Some people would also say foolhardy.
Foolhardy, no. Very logical—they planned ahead, they had the best equipment, they had the best wagons, they had all the food they needed for the journey, and they had some bad luck.
Couldn’t they have lingered in the Truckee Meadows and wintered over?
There was nothing here for them, and they had no idea when they were here that they wouldn’t just go right over the mountains and be in California.
What are the kinds of reactions you get from people?
Wonderful reactions. My books are historical fiction, and I’ve combined that with the true history so that my books enable the reader to get inside the people, to get in their heads, to travel along with them, and they discuss their decisions. So when you’re along with them you understand more about their thinking, and you’ll understand that they weren’t foolish, they weren’t dumb.
What made you approach it through fiction instead of non-fiction?
Well, there’s a lot of non-fiction history on the Donner Party. And also, I wanted a sympathetic approach. I wanted to explain the people, and I think that’s what I’ve accomplished.
Do you ever get tired of cannibalism jokes?
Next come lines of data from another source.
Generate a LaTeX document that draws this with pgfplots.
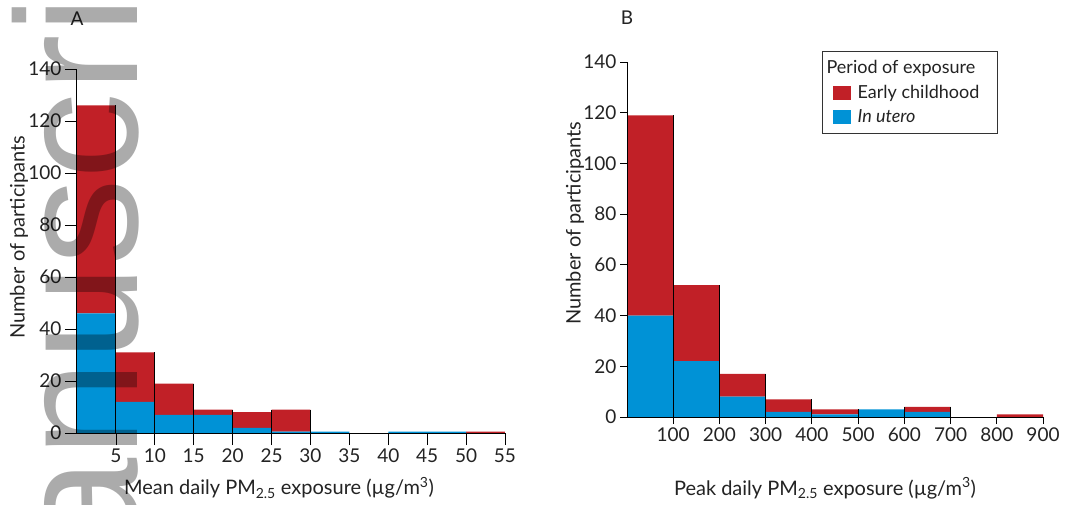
\documentclass[border=0pt]{standalone}
\usepackage{fontspec}
\setmainfont{Lato}
\newfontfamily\wmfont{Liberation Sans}
\usepackage{pgfplots}
\pgfplotsset{compat=1.18}
\definecolor{ecred}{RGB}{193,32,39}
\definecolor{iublue}{RGB}{0,146,214}
\definecolor{txt}{RGB}{35,35,35}
\pgfplotsset{
  histo/.style={
    scale only axis,
    axis lines=left,
    axis line style={-, black, line width=1pt},
    axis on top,
    ymin=0, ymax=140,
    ytick={0,20,...,140},
    tick align=outside,
    tick style={black, line width=0.8pt},
    /pgf/number format/assume math mode=true,
    tick label style={font=\fontsize{19}{22}\selectfont, text=txt},
    label style={font=\fontsize{20}{22}\selectfont, text=txt},
    title style={font=\fontsize{19}{22}\selectfont, text=txt},
    clip=false,
  },
  edges/.style={
    scale only axis, hide axis, ymin=0, ymax=140, clip=false,
  },
}
\begin{document}
\begin{tikzpicture}
\useasboundingbox (0pt,0pt) rectangle (1065pt,504pt);
% ---------------- Panel A ----------------
\begin{axis}[histo, ybar stacked, bar width=5,
  at={(77pt,71pt)}, anchor=south west, width=428pt, height=364pt,
  xmin=0, xmax=55, xtick={5,10,...,55},
  major tick length=12pt,
  title={A}, title style={at={(axis description cs:0,1.121)}, anchor=center},
  xlabel={Mean daily PM\textsubscript{2.5} exposure (µg/m\textsuperscript{3})},
  xlabel style={at={(axis description cs:0.472,-0.151)}, anchor=center},
  ylabel={Number of participants},
  ylabel style={at={(axis description cs:-0.1355,0.538)}, anchor=center, rotate=0},
]
% In utero
\addplot[fill=iublue, draw=none] coordinates {
 (2.5,46) (7.5,12) (12.5,7) (17.5,7) (22.5,2) (27.5,0.5)
 (32.5,0.5) (37.5,0) (42.5,0.5) (47.5,0.5) (52.5,0)};
% Early childhood
\addplot[fill=ecred, draw=none] coordinates {
 (2.5,80) (7.5,19) (12.5,12) (17.5,2) (22.5,6) (27.5,8.5)
 (32.5,0) (37.5,0) (42.5,0) (47.5,0) (52.5,0.5)};
\end{axis}
\begin{axis}[edges, at={(77pt,71pt)}, anchor=south west, width=428pt, height=364pt,
  xmin=0, xmax=55]
\addplot[ycomb, black, line width=1pt, mark=none] coordinates {
 (5,126) (10,31) (15,19) (20,9) (25,9) (30,9)};
\end{axis}
% ---------------- Panel B ----------------
\begin{axis}[histo, ybar stacked, bar width=100,
  at={(627pt,87pt)}, anchor=south west, width=416pt, height=355pt,
  xmin=0, xmax=900, xtick={100,200,...,900},
  major tick length=7pt,
  title={B}, title style={at={(axis description cs:0,1.107)}, anchor=center},
  xlabel={Peak daily PM\textsubscript{2.5} exposure (µg/m\textsuperscript{3})},
  xlabel style={at={(axis description cs:0.476,-0.2)}, anchor=center},
  ylabel={Number of participants},
  ylabel style={at={(axis description cs:-0.125,0.546)}, anchor=center, rotate=0},
  legend style={at={(axis description cs:0.469,1.031)}, anchor=north west,
    draw=black!80, line width=1pt, font=\fontsize{18}{21}\selectfont,
    text=txt, inner xsep=6pt, inner ysep=7pt, row sep=6pt},
  legend cell align=left,
]
\addlegendimage{empty legend}
\addlegendentry{\hspace*{-31pt}Period of exposure}
\addlegendimage{legend image code/.code={\path[draw=none,fill=none] (0pt,0pt) -- (27pt,0pt);\fill[ecred,draw=none] (4pt,-7pt) rectangle (22pt,7pt);}}
\addlegendentry{Early childhood\hspace*{10pt}}
\addlegendimage{legend image code/.code={\path[draw=none,fill=none] (0pt,0pt) -- (27pt,0pt);\fill[iublue,draw=none] (4pt,-7pt) rectangle (22pt,7pt);}}
\addlegendentry{\textit{In utero}}
% In utero
\addplot[fill=iublue, draw=none, forget plot] coordinates {
 (50,40) (150,22) (250,8) (350,2) (450,1) (550,3) (650,2) (750,0) (850,0)};
% Early childhood
\addplot[fill=ecred, draw=none, forget plot] coordinates {
 (50,79) (150,30) (250,9) (350,5) (450,2) (550,0) (650,2) (750,0) (850,1)};
\end{axis}
\begin{axis}[edges, at={(627pt,87pt)}, anchor=south west, width=416pt, height=355pt,
  xmin=0, xmax=900]
\addplot[ycomb, black, line width=1pt, mark=none] coordinates {
 (100,119) (200,52) (300,17) (400,7) (500,3) (600,4) (700,4)};
\end{axis}
% ---------------- watermark ----------------
\begin{scope}
\clip (0pt,0pt) rectangle (1065pt,504pt);
\node[rotate=90, anchor=base west, inner sep=0pt, text=black, opacity=0.33,
  font=\wmfont\fontsize{173}{173}\selectfont] at (137pt,-752pt) {Author Manuscript};
\end{scope}
\end{tikzpicture}
\end{document}
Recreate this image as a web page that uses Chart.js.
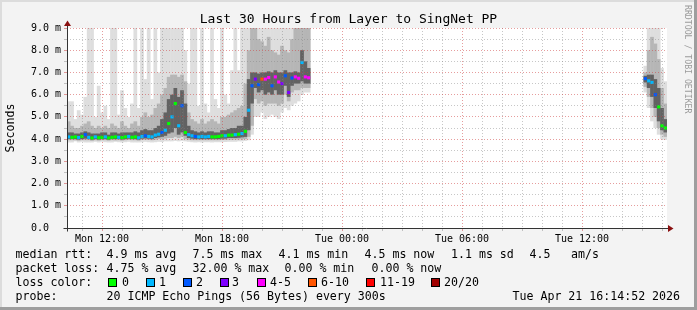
<!DOCTYPE html>
<html>
<head>
<meta charset="utf-8">
<title>Last 30 Hours from Layer to SingNet PP</title>
<script src="https://cdn.jsdelivr.net/npm/chart.js@4.4.1/dist/chart.umd.min.js"></script>
<style>
  html, body { margin: 0; padding: 0; background: #f3f3f3; }
  #wrap { position: relative; width: 697px; height: 310px; background: #f3f3f3; overflow: hidden;
          font-family: "DejaVu Sans Mono", monospace; color: #000; }
  #chart { position: absolute; left: 0; top: 0; }
  .txt { position: absolute; white-space: pre; font-size: 11.6px; line-height: 14px; }
  .box { position: absolute; width: 7px; height: 7px; border: 1px solid #000; }
  .edge { position: absolute; }
  #title { position: absolute; left: 0; top: 11px; width: 697px; text-align: center;
           font-size: 13px; line-height: 16px; white-space: pre; }
  #mark { position: absolute; left: 693px; top: 4.5px; transform: rotate(90deg); transform-origin: 0 0;
          font-size: 8.2px; line-height: 10px; color: #9a9a9a; white-space: pre; }
</style>
</head>
<body>
<div id="wrap">
  <canvas id="chart" width="697" height="310"></canvas>
  <div id="title">Last 30 Hours from Layer to SingNet PP</div>
  <div id="mark">RRDTOOL / TOBI OETIKER</div>
  <div id="legend"></div>
  <div class="edge" style="left:0;top:0;width:697px;height:2px;background:#dcdcdc"></div>
  <div class="edge" style="left:0;top:0;width:2px;height:310px;background:#dcdcdc"></div>
  <div class="edge" style="left:694px;top:0;width:3px;height:310px;background:#9e9e9e"></div>
  <div class="edge" style="left:0;top:307px;width:697px;height:3px;background:#9e9e9e"></div>
</div>
<script>
// ---------- time axis ----------
const startHour = 10 + 14 / 60 + 52 / 3600;   // Mon 10:14:52, hours since Mon 00:00
const spanHours = 30;
const binHours = 10 / 60;                       // one smoke column per 10 minutes
const tickHours = [12, 18, 24, 30, 36];
const tickLabels = ['Mon 12:00', 'Mon 18:00', 'Tue 00:00', 'Tue 06:00', 'Tue 12:00'];

// slots (10-minute columns since start) that contain data
const binSlots = [];
for (let s = 0; s <= 72; s++) binSlots.push(s);
for (let s = 173; s <= 179; s++) binSlots.push(s);

// ---------- series (ms) ----------
const medianRtt = [
  4.10,4.08,4.10,4.07,4.12,4.20,4.08,4.05,4.10,4.06,
  4.08,4.10,4.05,4.08,4.10,4.08,4.07,4.10,4.12,4.08,
  4.10,4.06,4.12,4.15,4.12,4.10,4.18,4.22,4.30,4.40,
  4.70,5.00,5.60,4.60,5.50,4.30,4.20,4.15,4.12,4.10,
  4.12,4.10,4.12,4.10,4.10,4.12,4.15,4.15,4.18,4.18,
  4.20,4.22,4.25,4.35,5.30,6.40,6.70,6.45,6.70,6.70,
  6.77,6.40,6.80,6.57,6.50,6.85,6.10,6.75,6.80,6.74,
  7.45,6.80,6.76,
  6.72,6.62,6.55,6.00,5.45,4.60,4.50
];
const lossCount = [
  1,0,0,1,0,2,1,0,1,0,
  0,1,0,0,0,1,0,0,1,0,
  0,1,1,2,1,1,1,1,2,1,
  0,1,0,1,2,0,1,1,2,1,
  1,1,1,0,0,0,0,1,0,0,
  1,0,1,0,1,2,3,2,7,4,
  4,2,4,4,3,2,3,2,4,4,
  1,4,4,
  2,1,1,2,0,0,0
];
const smokeMax = [
  5.7,5.7,4.9,5.3,5.1,5.9,9.5,9.5,5.0,6.4,
  5.2,5.5,4.9,9.5,9.5,5.1,6.2,5.4,5.0,5.6,
  9.5,5.4,9.5,6.7,9.5,5.8,9.5,7.0,9.5,9.5,
  9.5,9.5,9.5,9.0,9.5,8.0,6.5,9.5,9.5,5.5,
  9.5,5.6,5.2,9.5,5.8,5.4,9.5,6.0,5.6,7.1,
  9.5,7.1,9.5,9.5,9.5,9.5,9.5,9.5,9.5,9.5,
  9.5,9.5,9.5,9.5,9.5,9.5,9.5,9.5,9.5,9.5,
  9.5,9.5,9.5,
  7.3,9.5,9.5,9.5,9.5,7.2,6.6
];
const smokeHigh = [
  4.8,4.6,4.5,4.5,4.6,4.7,4.8,4.6,4.5,4.6,
  4.5,4.6,4.5,4.7,4.6,4.5,4.8,4.6,4.5,4.7,
  4.8,4.6,5.0,5.2,5.0,5.1,5.4,5.6,6.0,6.3,
  6.8,6.9,6.9,6.8,6.9,6.6,5.2,4.9,4.8,4.7,
  4.9,4.7,4.8,4.9,4.8,4.7,5.0,5.0,5.1,5.2,
  5.3,5.4,5.5,6.5,8.0,9.5,9.2,8.5,8.4,8.2,
  8.6,8.0,7.9,7.8,8.2,8.0,7.9,8.5,9.2,9.0,
  9.5,9.5,9.3,
  7.0,8.0,8.6,8.3,7.6,6.3,5.6
];
const smokeUpper = [
  4.30,4.30,4.25,4.25,4.30,4.35,4.30,4.25,4.25,4.25,
  4.30,4.30,4.20,4.30,4.30,4.25,4.30,4.30,4.30,4.30,
  4.35,4.30,4.40,4.45,4.40,4.40,4.50,4.60,4.90,5.20,
  5.80,6.00,6.30,5.90,6.20,5.60,4.60,4.40,4.35,4.30,
  4.35,4.30,4.35,4.35,4.30,4.30,4.40,4.40,4.45,4.50,
  4.50,4.60,4.60,5.00,6.70,7.00,7.00,6.95,7.00,7.00,
  7.05,7.00,7.10,7.00,7.00,7.10,7.00,7.00,7.05,7.00,
  8.00,7.50,7.20,
  6.85,6.90,6.90,6.70,6.30,5.40,4.90
];
const smokeLower = [
  4.00,4.00,4.00,3.98,4.00,4.02,4.00,3.98,4.00,3.98,
  4.00,4.00,3.98,4.00,4.00,4.00,3.98,4.00,4.02,4.00,
  4.00,3.98,4.02,4.03,4.02,4.00,4.05,4.08,4.10,4.15,
  4.25,4.30,4.50,4.20,4.30,4.15,4.05,4.02,4.00,4.00,
  4.00,4.00,4.00,4.00,4.00,4.00,4.02,4.02,4.05,4.05,
  4.05,4.06,4.08,4.10,4.40,5.60,6.30,6.10,6.20,6.00,
  6.10,6.00,6.20,6.00,6.00,6.40,5.90,6.40,6.50,6.50,
  6.60,6.50,6.50,
  6.55,6.30,5.90,5.40,4.80,4.40,4.30
];
const smokeLow = [
  3.95,3.95,3.95,3.93,3.95,3.95,3.95,3.92,3.95,3.93,
  3.95,3.95,3.93,3.95,3.94,3.95,3.93,3.95,3.96,3.95,
  3.95,3.93,3.96,3.97,3.96,3.95,3.97,4.00,4.00,4.02,
  4.05,4.05,4.10,4.05,4.10,4.00,3.97,3.95,3.95,3.95,
  3.95,3.95,3.95,3.95,3.95,3.95,3.96,3.96,3.97,3.97,
  3.98,3.98,4.00,4.00,4.10,4.60,5.80,5.60,5.70,5.50,
  5.60,5.60,5.60,5.50,5.60,6.00,5.70,6.10,6.20,6.20,
  6.30,6.30,6.30,
  6.35,5.90,5.40,5.00,4.50,4.20,4.10
];
const smokeMin = [
  3.85,3.85,3.90,3.85,3.88,3.85,3.85,3.85,3.88,3.85,
  3.88,3.86,3.85,3.85,3.88,3.86,3.85,3.86,3.88,3.85,
  3.85,3.85,3.86,3.88,3.86,3.85,3.86,3.88,3.87,3.90,
  3.90,3.90,3.92,3.90,3.92,3.90,3.88,3.86,3.85,3.86,
  3.85,3.86,3.86,3.85,3.86,3.86,3.86,3.87,3.88,3.88,
  3.88,3.90,3.90,3.92,3.95,4.20,5.00,5.00,5.20,4.90,
  5.00,5.10,5.00,4.90,5.20,5.40,5.30,5.50,5.60,5.70,
  6.00,6.10,6.10,
  6.10,5.40,4.80,4.50,4.20,4.00,3.96
];

// ---------- loss colour legend ----------
const lossFrom   = [0, 1, 2, 3, 4, 6, 11, 20];
const lossLabels = ['0', '1', '2', '3', '4-5', '6-10', '11-19', '20/20'];
const lossColors = ['#00ff00', '#00b8ff', '#0059ff', '#7e00ff', '#ff00ff', '#ff5500', '#ff0000', '#a10000'];

// ---------- legend texts ----------
const medianStats = ['4.9 ms avg', '7.5 ms max', '4.1 ms min', '4.5 ms now', '1.1 ms sd', '4.5', 'am/s'];
const lossStats = ['4.75 % avg', '32.00 % max', '0.00 % min', '0.00 % now'];
const probeText = '20 ICMP Echo Pings (56 Bytes) every 300s';
const stampText = 'Tue Apr 21 16:14:52 2026';

// ---------- layout for legend ----------
const rowTop = [247, 261, 275, 289];
const medianStatsX = [107, 193, 279, 365, 451.5, 530, 571.5];
const lossStatsX = [107, 193, 285, 372];
const lossBoxX = [108, 146, 183, 219.5, 257, 307.5, 366, 431];
const lossTextX = [122.5, 159.5, 196.5, 232.5, 270.5, 321.5, 380.5, 444.5];

function lossColor(n) {
  let k = 0;
  for (let i = 0; i < lossFrom.length; i++) if (n >= lossFrom[i]) k = i;
  return lossColors[k];
}

(function buildLegend() {
  const lg = document.getElementById('legend');
  const add = (x, y, text) => {
    const d = document.createElement('div');
    d.className = 'txt'; d.style.left = (x - 0.5) + 'px'; d.style.top = y + 'px';
    d.textContent = text; lg.appendChild(d);
  };
  add(16, rowTop[0], 'median rtt:');
  medianStats.forEach((t, i) => add(medianStatsX[i], rowTop[0], t));
  add(16, rowTop[1], 'packet loss:');
  lossStats.forEach((t, i) => add(lossStatsX[i], rowTop[1], t));
  add(16, rowTop[2], 'loss color:');
  lossLabels.forEach((t, i) => {
    const b = document.createElement('div');
    b.className = 'box'; b.style.left = lossBoxX[i] + 'px'; b.style.top = (rowTop[2] + 3) + 'px';
    b.style.background = lossColors[i]; lg.appendChild(b);
    add(lossTextX[i], rowTop[2], t);
  });
  add(16, rowTop[3], 'probe:');
  add(107, rowTop[3], probeText);
  add(513, rowTop[3], stampText);
})();

// ---------- chart ----------
const binTime = binSlots.map(s => startHour + (s + 0.5) * binHours);
const band = (lo, hi) => binTime.map((t, i) => ({ x: t, y: [lo[i], hi[i]] }));
const hourMarks = [];
for (let h = Math.ceil(startHour); h <= startHour + spanHours; h++) hourMarks.push(h);

const MAJOR = 'rgba(205,60,60,0.5)';
const MINOR = 'rgba(130,130,130,0.45)';

const framePlugin = {
  id: 'frame',
  beforeDraw(chart) {
    const { ctx, chartArea: a } = chart;
    ctx.save();
    ctx.fillStyle = '#ffffff';
    ctx.fillRect(a.left, a.top, a.right - a.left, a.bottom - a.top);
    ctx.restore();
  },
  afterDraw(chart) {
    const { ctx, chartArea: a } = chart;
    const L = Math.round(a.left) + 0.5, B = Math.round(a.bottom) + 0.5;
    ctx.save();
    ctx.strokeStyle = '#333333';
    ctx.lineWidth = 1;
    ctx.beginPath();
    ctx.moveTo(L - 4, B); ctx.lineTo(a.right + 3, B);
    ctx.moveTo(L, B + 3); ctx.lineTo(L, a.top - 4);
    ctx.stroke();
    ctx.fillStyle = '#8a1010';
    ctx.beginPath();
    ctx.moveTo(L, a.top - 7.5); ctx.lineTo(L - 3.5, a.top - 2); ctx.lineTo(L + 3.5, a.top - 2);
    ctx.closePath(); ctx.fill();
    ctx.beginPath();
    ctx.moveTo(a.right + 6.5, B); ctx.lineTo(a.right + 1, B - 3.5); ctx.lineTo(a.right + 1, B + 3.5);
    ctx.closePath(); ctx.fill();
    ctx.restore();
  }
};

Chart.defaults.font.family = '"DejaVu Sans Mono", monospace';

new Chart(document.getElementById('chart'), {
  type: 'bar',
  data: {
    datasets: [
      { type: 'line', label: 'median rtt', data: binTime.map((t, i) => ({ x: t, y: medianRtt[i] })),
        showLine: false, pointStyle: 'rect', pointRadius: 2.2, pointHoverRadius: 2.2,
        pointBorderWidth: 0, pointBackgroundColor: lossCount.map(lossColor), order: 0, clip: 0 },
      { label: 'smoke core', data: band(smokeLower, smokeUpper), backgroundColor: '#626262', order: 1 },
      { label: 'smoke mid', data: band(smokeLow, smokeHigh), backgroundColor: '#b6b6b6', order: 2 },
      { label: 'smoke all', data: band(smokeMin, smokeMax), backgroundColor: '#dedede', order: 3 }
    ]
  },
  options: {
    responsive: false,
    animation: false,
    devicePixelRatio: 1,
    events: [],
    layout: { padding: { left: 0, top: 28, right: 30, bottom: 62 } },
    plugins: { legend: { display: false }, tooltip: { enabled: false }, title: { display: false } },
    datasets: { bar: { grouped: false, barPercentage: 1.12, categoryPercentage: 1, borderWidth: 0, clip: 0 } },
    scales: {
      x: {
        type: 'linear', min: startHour, max: startHour + spanHours, offset: false,
        afterBuildTicks: s => { s.ticks = hourMarks.map(v => ({ value: v })); },
        afterFit: s => { s.height = 20; },
        grid: {
          offset: false, z: 1, lineWidth: 1, drawTicks: true, tickLength: 3,
          color: c => (c.tick && c.tick.value % 6 === 0) ? MAJOR : MINOR,
          tickColor: c => (c.tick && c.tick.value % 6 === 0) ? MAJOR : MINOR
        },
        border: { display: false, dash: [1, 2] },
        ticks: {
          autoSkip: false, maxRotation: 0, minRotation: 0, padding: 2, color: '#000',
          font: { size: 10 },
          callback: v => { const k = tickHours.indexOf(v); return k >= 0 ? tickLabels[k] : ''; }
        }
      },
      y: {
        type: 'linear', min: 0, max: 9,
        afterFit: s => { s.width = 67; },
        grid: {
          z: 1, lineWidth: 1, drawTicks: true, tickLength: 3,
          color: c => (c.tick && Number.isInteger(c.tick.value)) ? MAJOR : MINOR,
          tickColor: c => (c.tick && Number.isInteger(c.tick.value)) ? MAJOR : MINOR
        },
        border: { display: false, dash: [1, 2] },
        ticks: {
          stepSize: 0.5, autoSkip: false, padding: 3, color: '#000', font: { size: 10 },
          callback: v => v === 0 ? '0.0  ' : (Number.isInteger(v) ? v.toFixed(1) + ' m' : '')
        },
        title: { display: true, text: 'Seconds', color: '#000', font: { size: 11.6 }, padding: { top: 4, bottom: 0 } }
      }
    }
  },
  plugins: [framePlugin]
});
</script>
</body>
</html>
[Laughs] I get them all the time. I have three so far today. Usually it’s asking me, ‘Is this the cookbook?” or jokes like that. I just laugh. Some of them are kind of funny.
Is there going to be a fourth book?
Not a Donner Party book. I think I’ve covered it.
Are you going to write about something else?
Yes, I’m writing one now with a background of Texas history, which is a lot harder for me, because I didn’t already have the history down pat, you know.
What’s your interest there?
I just got interested in it. I made a trip to Texas a couple years ago, and I visited the [Texas] Ranger museum in Waco, Texas. I was looking up my great-grandfather who I’d heard was a Texas Ranger, and he was. And the museum was quite stimulating and interesting and just kind of … Hey, this might be something for me to work on.